[START]
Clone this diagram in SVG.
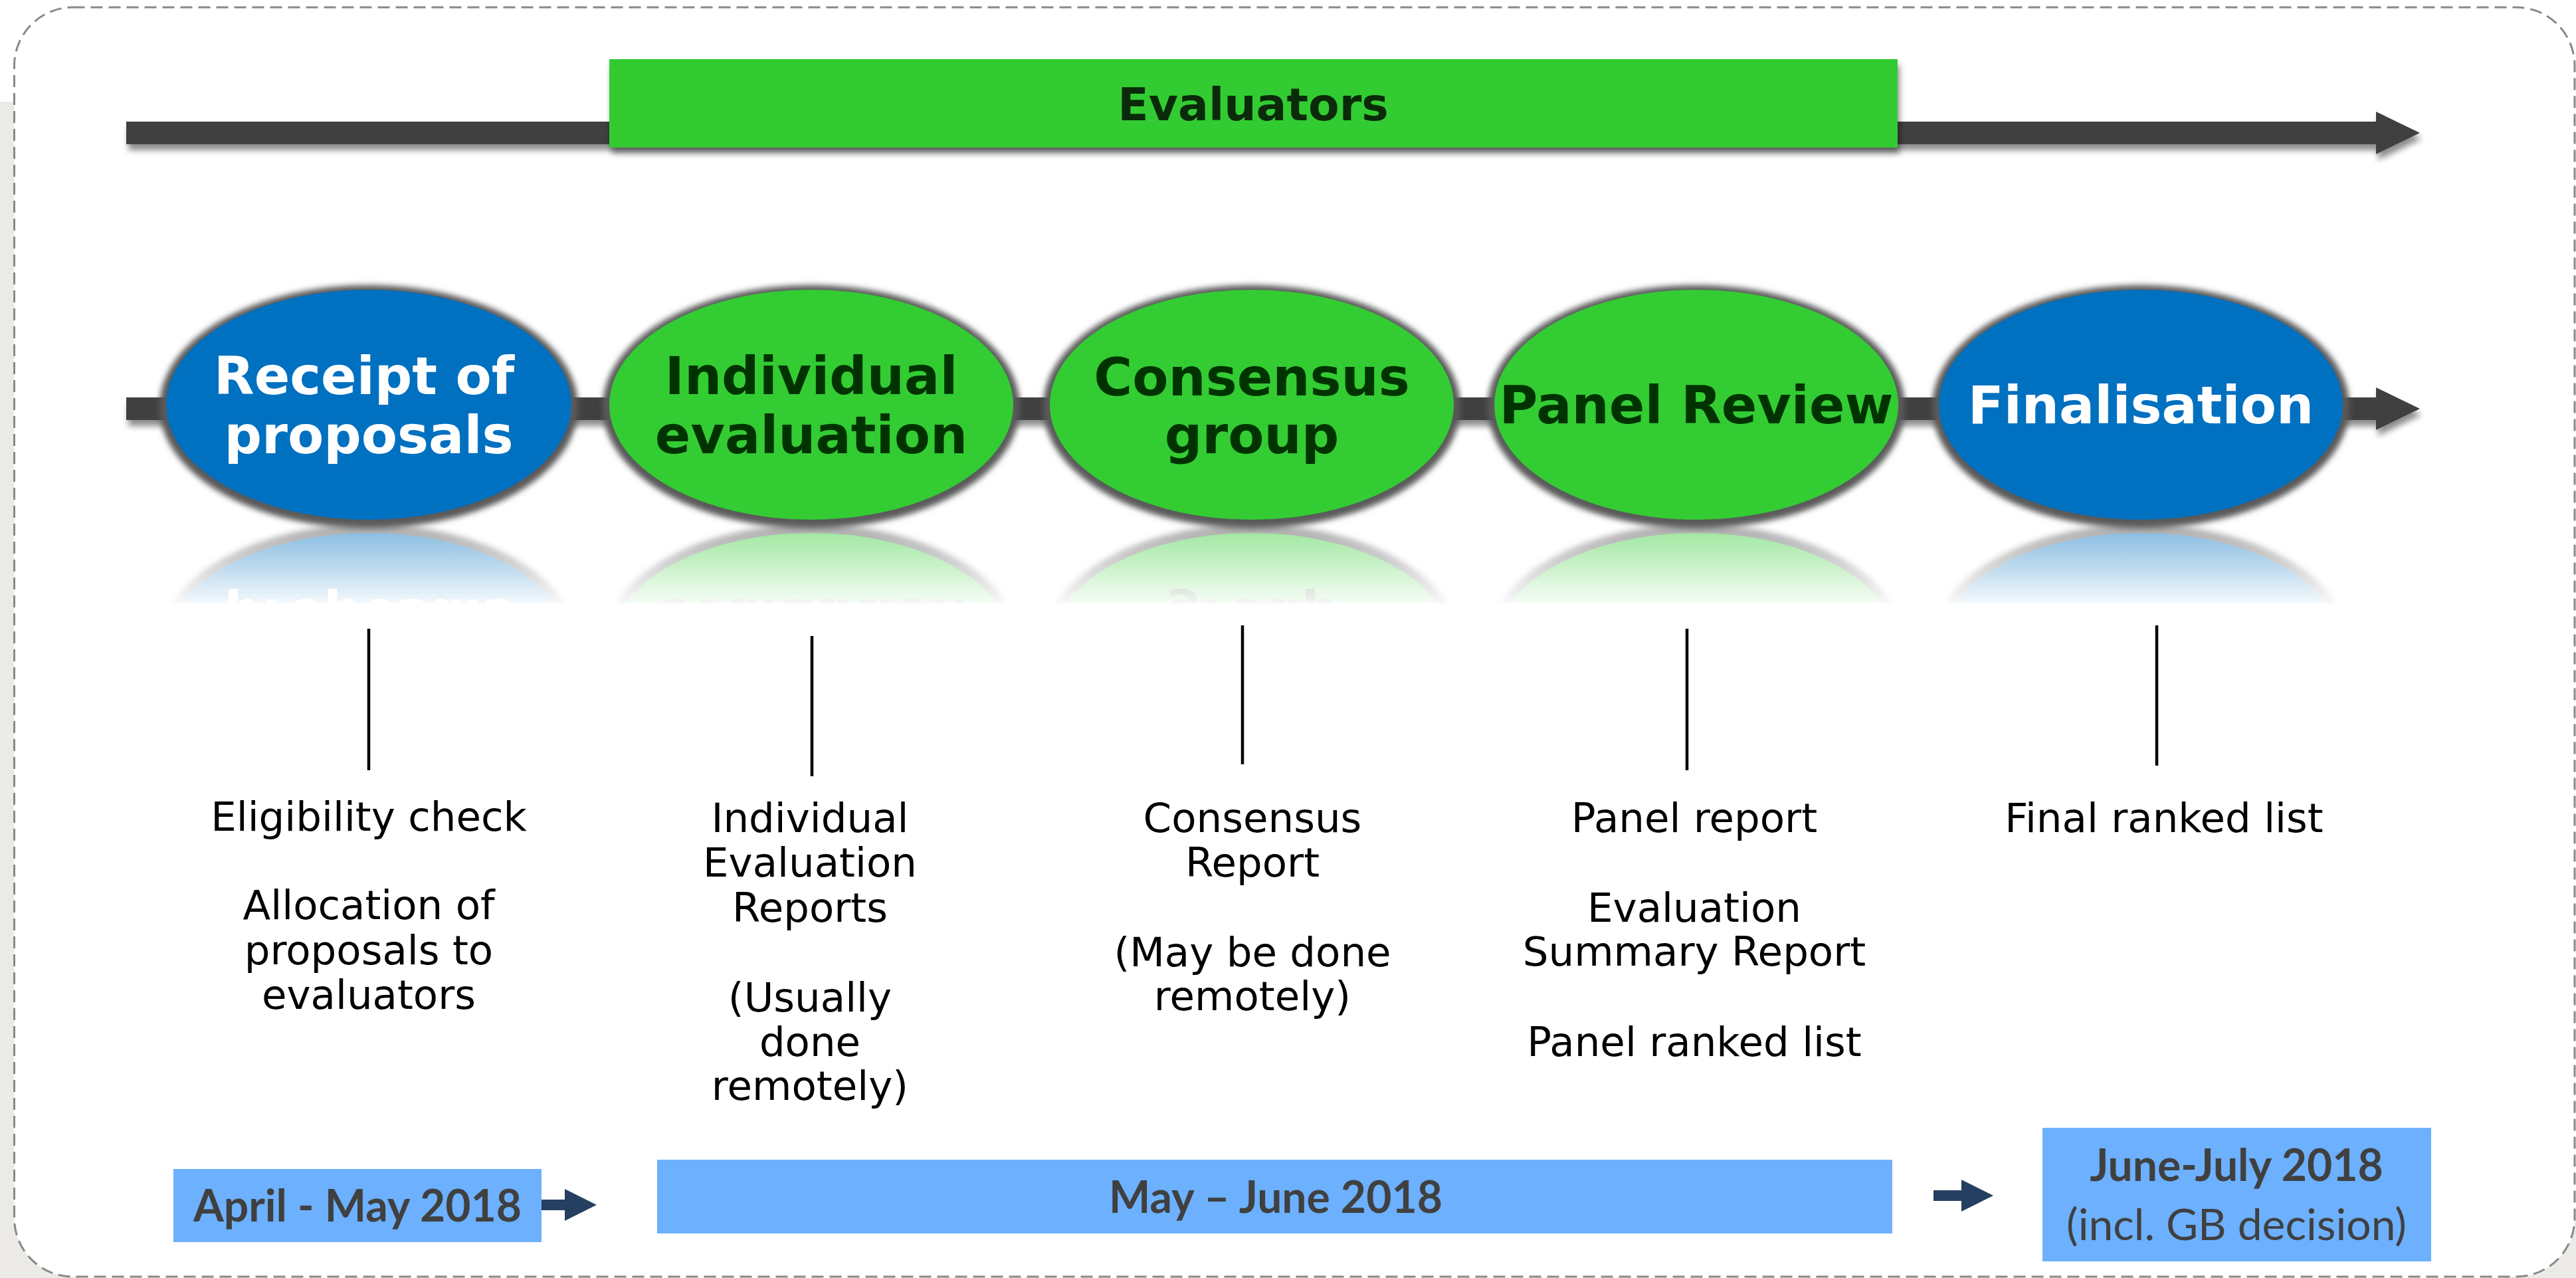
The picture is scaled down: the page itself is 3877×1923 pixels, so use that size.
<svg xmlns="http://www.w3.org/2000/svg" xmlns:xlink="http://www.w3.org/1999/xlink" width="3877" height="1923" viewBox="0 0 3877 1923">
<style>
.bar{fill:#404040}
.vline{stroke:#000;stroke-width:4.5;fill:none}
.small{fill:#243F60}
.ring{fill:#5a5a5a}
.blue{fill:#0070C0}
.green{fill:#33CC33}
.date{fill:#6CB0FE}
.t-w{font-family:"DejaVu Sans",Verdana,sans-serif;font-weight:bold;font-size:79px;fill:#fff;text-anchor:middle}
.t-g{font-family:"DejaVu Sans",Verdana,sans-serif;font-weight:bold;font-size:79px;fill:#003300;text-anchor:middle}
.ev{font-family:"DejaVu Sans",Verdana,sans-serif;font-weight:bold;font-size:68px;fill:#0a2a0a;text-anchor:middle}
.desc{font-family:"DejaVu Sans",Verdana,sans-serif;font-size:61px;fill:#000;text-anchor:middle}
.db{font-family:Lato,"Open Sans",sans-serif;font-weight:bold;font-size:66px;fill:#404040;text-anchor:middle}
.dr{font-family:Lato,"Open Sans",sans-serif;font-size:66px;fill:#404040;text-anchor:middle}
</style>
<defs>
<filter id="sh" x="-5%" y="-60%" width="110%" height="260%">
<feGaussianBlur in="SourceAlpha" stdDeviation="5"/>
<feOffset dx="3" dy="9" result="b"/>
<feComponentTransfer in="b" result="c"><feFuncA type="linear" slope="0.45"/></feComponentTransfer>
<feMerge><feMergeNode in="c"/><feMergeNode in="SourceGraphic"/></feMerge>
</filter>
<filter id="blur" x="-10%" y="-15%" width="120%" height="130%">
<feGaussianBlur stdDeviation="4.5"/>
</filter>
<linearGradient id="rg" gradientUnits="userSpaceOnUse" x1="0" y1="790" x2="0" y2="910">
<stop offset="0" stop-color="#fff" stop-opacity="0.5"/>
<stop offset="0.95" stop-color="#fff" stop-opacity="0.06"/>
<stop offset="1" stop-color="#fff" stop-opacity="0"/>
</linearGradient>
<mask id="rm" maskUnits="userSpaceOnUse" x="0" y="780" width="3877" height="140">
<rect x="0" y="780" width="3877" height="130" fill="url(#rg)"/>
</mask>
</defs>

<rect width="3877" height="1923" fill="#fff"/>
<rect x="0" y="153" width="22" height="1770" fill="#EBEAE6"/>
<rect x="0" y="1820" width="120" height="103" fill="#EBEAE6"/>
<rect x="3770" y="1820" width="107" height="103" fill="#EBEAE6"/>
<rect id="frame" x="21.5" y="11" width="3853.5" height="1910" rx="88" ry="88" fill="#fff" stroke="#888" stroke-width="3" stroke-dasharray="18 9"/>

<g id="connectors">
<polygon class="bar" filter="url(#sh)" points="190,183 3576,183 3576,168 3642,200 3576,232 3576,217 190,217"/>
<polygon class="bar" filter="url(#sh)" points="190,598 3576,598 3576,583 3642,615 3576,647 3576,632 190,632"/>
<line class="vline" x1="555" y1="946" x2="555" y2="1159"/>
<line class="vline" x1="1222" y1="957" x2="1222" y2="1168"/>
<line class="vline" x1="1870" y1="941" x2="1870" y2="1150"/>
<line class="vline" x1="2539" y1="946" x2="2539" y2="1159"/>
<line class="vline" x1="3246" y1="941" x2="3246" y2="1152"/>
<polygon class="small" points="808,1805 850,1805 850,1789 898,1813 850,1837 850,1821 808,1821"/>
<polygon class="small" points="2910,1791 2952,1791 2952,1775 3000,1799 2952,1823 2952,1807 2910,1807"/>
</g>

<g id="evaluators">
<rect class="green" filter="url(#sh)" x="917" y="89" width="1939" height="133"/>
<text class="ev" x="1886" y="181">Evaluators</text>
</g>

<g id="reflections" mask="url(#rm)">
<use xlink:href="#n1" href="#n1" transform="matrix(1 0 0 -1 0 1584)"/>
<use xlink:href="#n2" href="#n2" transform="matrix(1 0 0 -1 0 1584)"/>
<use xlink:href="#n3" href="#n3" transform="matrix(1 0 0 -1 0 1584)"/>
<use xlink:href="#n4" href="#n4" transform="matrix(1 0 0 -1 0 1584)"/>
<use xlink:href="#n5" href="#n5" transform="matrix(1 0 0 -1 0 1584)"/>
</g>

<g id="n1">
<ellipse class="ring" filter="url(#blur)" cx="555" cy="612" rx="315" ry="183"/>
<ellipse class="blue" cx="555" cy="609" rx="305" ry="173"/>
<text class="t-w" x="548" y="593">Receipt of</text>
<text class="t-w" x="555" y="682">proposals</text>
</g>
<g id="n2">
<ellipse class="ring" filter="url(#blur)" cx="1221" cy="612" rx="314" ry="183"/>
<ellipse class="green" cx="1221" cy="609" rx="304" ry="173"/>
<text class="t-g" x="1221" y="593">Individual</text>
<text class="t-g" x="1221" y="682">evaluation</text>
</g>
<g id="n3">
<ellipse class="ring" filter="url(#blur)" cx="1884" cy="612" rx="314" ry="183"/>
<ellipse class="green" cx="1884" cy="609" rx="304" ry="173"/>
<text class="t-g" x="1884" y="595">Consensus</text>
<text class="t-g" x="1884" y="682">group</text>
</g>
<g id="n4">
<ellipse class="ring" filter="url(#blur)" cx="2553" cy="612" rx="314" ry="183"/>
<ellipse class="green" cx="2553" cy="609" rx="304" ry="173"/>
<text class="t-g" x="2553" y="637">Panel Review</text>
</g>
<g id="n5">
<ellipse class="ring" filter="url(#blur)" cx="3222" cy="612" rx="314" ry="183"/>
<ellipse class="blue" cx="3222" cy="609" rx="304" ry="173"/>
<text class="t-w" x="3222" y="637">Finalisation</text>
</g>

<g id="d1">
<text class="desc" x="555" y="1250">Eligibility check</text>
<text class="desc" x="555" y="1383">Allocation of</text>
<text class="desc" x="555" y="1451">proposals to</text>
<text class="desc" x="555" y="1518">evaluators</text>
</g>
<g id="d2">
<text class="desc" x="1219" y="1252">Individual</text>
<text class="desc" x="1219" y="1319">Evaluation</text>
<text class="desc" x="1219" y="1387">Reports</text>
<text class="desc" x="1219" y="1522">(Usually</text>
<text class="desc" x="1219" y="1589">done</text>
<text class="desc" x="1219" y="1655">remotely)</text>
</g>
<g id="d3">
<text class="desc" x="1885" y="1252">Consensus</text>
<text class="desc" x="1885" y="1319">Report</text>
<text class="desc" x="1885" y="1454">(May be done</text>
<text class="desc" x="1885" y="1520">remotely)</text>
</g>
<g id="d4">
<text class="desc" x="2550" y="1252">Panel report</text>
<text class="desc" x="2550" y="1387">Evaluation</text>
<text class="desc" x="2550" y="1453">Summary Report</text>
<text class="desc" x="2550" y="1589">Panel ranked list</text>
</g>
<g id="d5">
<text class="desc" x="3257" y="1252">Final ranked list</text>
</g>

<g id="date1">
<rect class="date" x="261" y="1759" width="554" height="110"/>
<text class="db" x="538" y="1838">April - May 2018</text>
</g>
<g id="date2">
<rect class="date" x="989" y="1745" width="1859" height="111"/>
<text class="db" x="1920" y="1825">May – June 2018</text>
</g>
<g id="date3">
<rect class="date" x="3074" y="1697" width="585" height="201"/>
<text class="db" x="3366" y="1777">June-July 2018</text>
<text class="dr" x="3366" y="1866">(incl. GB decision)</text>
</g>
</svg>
[END]
SET TASK: Print the full listing exactly, dropping the pictures.

FULL OUTPUT:
Clone this diagram in SVG.
The picture is scaled down: the page itself is 3877×1923 pixels, so use that size.
<svg xmlns="http://www.w3.org/2000/svg" xmlns:xlink="http://www.w3.org/1999/xlink" width="3877" height="1923" viewBox="0 0 3877 1923">
<style>
.bar{fill:#404040}
.vline{stroke:#000;stroke-width:4.5;fill:none}
.small{fill:#243F60}
.ring{fill:#5a5a5a}
.blue{fill:#0070C0}
.green{fill:#33CC33}
.date{fill:#6CB0FE}
.t-w{font-family:"DejaVu Sans",Verdana,sans-serif;font-weight:bold;font-size:79px;fill:#fff;text-anchor:middle}
.t-g{font-family:"DejaVu Sans",Verdana,sans-serif;font-weight:bold;font-size:79px;fill:#003300;text-anchor:middle}
.ev{font-family:"DejaVu Sans",Verdana,sans-serif;font-weight:bold;font-size:68px;fill:#0a2a0a;text-anchor:middle}
.desc{font-family:"DejaVu Sans",Verdana,sans-serif;font-size:61px;fill:#000;text-anchor:middle}
.db{font-family:Lato,"Open Sans",sans-serif;font-weight:bold;font-size:66px;fill:#404040;text-anchor:middle}
.dr{font-family:Lato,"Open Sans",sans-serif;font-size:66px;fill:#404040;text-anchor:middle}
</style>
<defs>
<filter id="sh" x="-5%" y="-60%" width="110%" height="260%">
<feGaussianBlur in="SourceAlpha" stdDeviation="5"/>
<feOffset dx="3" dy="9" result="b"/>
<feComponentTransfer in="b" result="c"><feFuncA type="linear" slope="0.45"/></feComponentTransfer>
<feMerge><feMergeNode in="c"/><feMergeNode in="SourceGraphic"/></feMerge>
</filter>
<filter id="blur" x="-10%" y="-15%" width="120%" height="130%">
<feGaussianBlur stdDeviation="4.5"/>
</filter>
<linearGradient id="rg" gradientUnits="userSpaceOnUse" x1="0" y1="790" x2="0" y2="910">
<stop offset="0" stop-color="#fff" stop-opacity="0.5"/>
<stop offset="0.95" stop-color="#fff" stop-opacity="0.06"/>
<stop offset="1" stop-color="#fff" stop-opacity="0"/>
</linearGradient>
<mask id="rm" maskUnits="userSpaceOnUse" x="0" y="780" width="3877" height="140">
<rect x="0" y="780" width="3877" height="130" fill="url(#rg)"/>
</mask>
</defs>

<rect width="3877" height="1923" fill="#fff"/>
<rect x="0" y="153" width="22" height="1770" fill="#EBEAE6"/>
<rect x="0" y="1820" width="120" height="103" fill="#EBEAE6"/>
<rect x="3770" y="1820" width="107" height="103" fill="#EBEAE6"/>
<rect id="frame" x="21.5" y="11" width="3853.5" height="1910" rx="88" ry="88" fill="#fff" stroke="#888" stroke-width="3" stroke-dasharray="18 9"/>

<g id="connectors">
<polygon class="bar" filter="url(#sh)" points="190,183 3576,183 3576,168 3642,200 3576,232 3576,217 190,217"/>
<polygon class="bar" filter="url(#sh)" points="190,598 3576,598 3576,583 3642,615 3576,647 3576,632 190,632"/>
<line class="vline" x1="555" y1="946" x2="555" y2="1159"/>
<line class="vline" x1="1222" y1="957" x2="1222" y2="1168"/>
<line class="vline" x1="1870" y1="941" x2="1870" y2="1150"/>
<line class="vline" x1="2539" y1="946" x2="2539" y2="1159"/>
<line class="vline" x1="3246" y1="941" x2="3246" y2="1152"/>
<polygon class="small" points="808,1805 850,1805 850,1789 898,1813 850,1837 850,1821 808,1821"/>
<polygon class="small" points="2910,1791 2952,1791 2952,1775 3000,1799 2952,1823 2952,1807 2910,1807"/>
</g>

<g id="evaluators">
<rect class="green" filter="url(#sh)" x="917" y="89" width="1939" height="133"/>
<text class="ev" x="1886" y="181">Evaluators</text>
</g>

<g id="reflections" mask="url(#rm)">
<use xlink:href="#n1" href="#n1" transform="matrix(1 0 0 -1 0 1584)"/>
<use xlink:href="#n2" href="#n2" transform="matrix(1 0 0 -1 0 1584)"/>
<use xlink:href="#n3" href="#n3" transform="matrix(1 0 0 -1 0 1584)"/>
<use xlink:href="#n4" href="#n4" transform="matrix(1 0 0 -1 0 1584)"/>
<use xlink:href="#n5" href="#n5" transform="matrix(1 0 0 -1 0 1584)"/>
</g>

<g id="n1">
<ellipse class="ring" filter="url(#blur)" cx="555" cy="612" rx="315" ry="183"/>
<ellipse class="blue" cx="555" cy="609" rx="305" ry="173"/>
<text class="t-w" x="548" y="593">Receipt of</text>
<text class="t-w" x="555" y="682">proposals</text>
</g>
<g id="n2">
<ellipse class="ring" filter="url(#blur)" cx="1221" cy="612" rx="314" ry="183"/>
<ellipse class="green" cx="1221" cy="609" rx="304" ry="173"/>
<text class="t-g" x="1221" y="593">Individual</text>
<text class="t-g" x="1221" y="682">evaluation</text>
</g>
<g id="n3">
<ellipse class="ring" filter="url(#blur)" cx="1884" cy="612" rx="314" ry="183"/>
<ellipse class="green" cx="1884" cy="609" rx="304" ry="173"/>
<text class="t-g" x="1884" y="595">Consensus</text>
<text class="t-g" x="1884" y="682">group</text>
</g>
<g id="n4">
<ellipse class="ring" filter="url(#blur)" cx="2553" cy="612" rx="314" ry="183"/>
<ellipse class="green" cx="2553" cy="609" rx="304" ry="173"/>
<text class="t-g" x="2553" y="637">Panel Review</text>
</g>
<g id="n5">
<ellipse class="ring" filter="url(#blur)" cx="3222" cy="612" rx="314" ry="183"/>
<ellipse class="blue" cx="3222" cy="609" rx="304" ry="173"/>
<text class="t-w" x="3222" y="637">Finalisation</text>
</g>

<g id="d1">
<text class="desc" x="555" y="1250">Eligibility check</text>
<text class="desc" x="555" y="1383">Allocation of</text>
<text class="desc" x="555" y="1451">proposals to</text>
<text class="desc" x="555" y="1518">evaluators</text>
</g>
<g id="d2">
<text class="desc" x="1219" y="1252">Individual</text>
<text class="desc" x="1219" y="1319">Evaluation</text>
<text class="desc" x="1219" y="1387">Reports</text>
<text class="desc" x="1219" y="1522">(Usually</text>
<text class="desc" x="1219" y="1589">done</text>
<text class="desc" x="1219" y="1655">remotely)</text>
</g>
<g id="d3">
<text class="desc" x="1885" y="1252">Consensus</text>
<text class="desc" x="1885" y="1319">Report</text>
<text class="desc" x="1885" y="1454">(May be done</text>
<text class="desc" x="1885" y="1520">remotely)</text>
</g>
<g id="d4">
<text class="desc" x="2550" y="1252">Panel report</text>
<text class="desc" x="2550" y="1387">Evaluation</text>
<text class="desc" x="2550" y="1453">Summary Report</text>
<text class="desc" x="2550" y="1589">Panel ranked list</text>
</g>
<g id="d5">
<text class="desc" x="3257" y="1252">Final ranked list</text>
</g>

<g id="date1">
<rect class="date" x="261" y="1759" width="554" height="110"/>
<text class="db" x="538" y="1838">April - May 2018</text>
</g>
<g id="date2">
<rect class="date" x="989" y="1745" width="1859" height="111"/>
<text class="db" x="1920" y="1825">May – June 2018</text>
</g>
<g id="date3">
<rect class="date" x="3074" y="1697" width="585" height="201"/>
<text class="db" x="3366" y="1777">June-July 2018</text>
<text class="dr" x="3366" y="1866">(incl. GB decision)</text>
</g>
</svg>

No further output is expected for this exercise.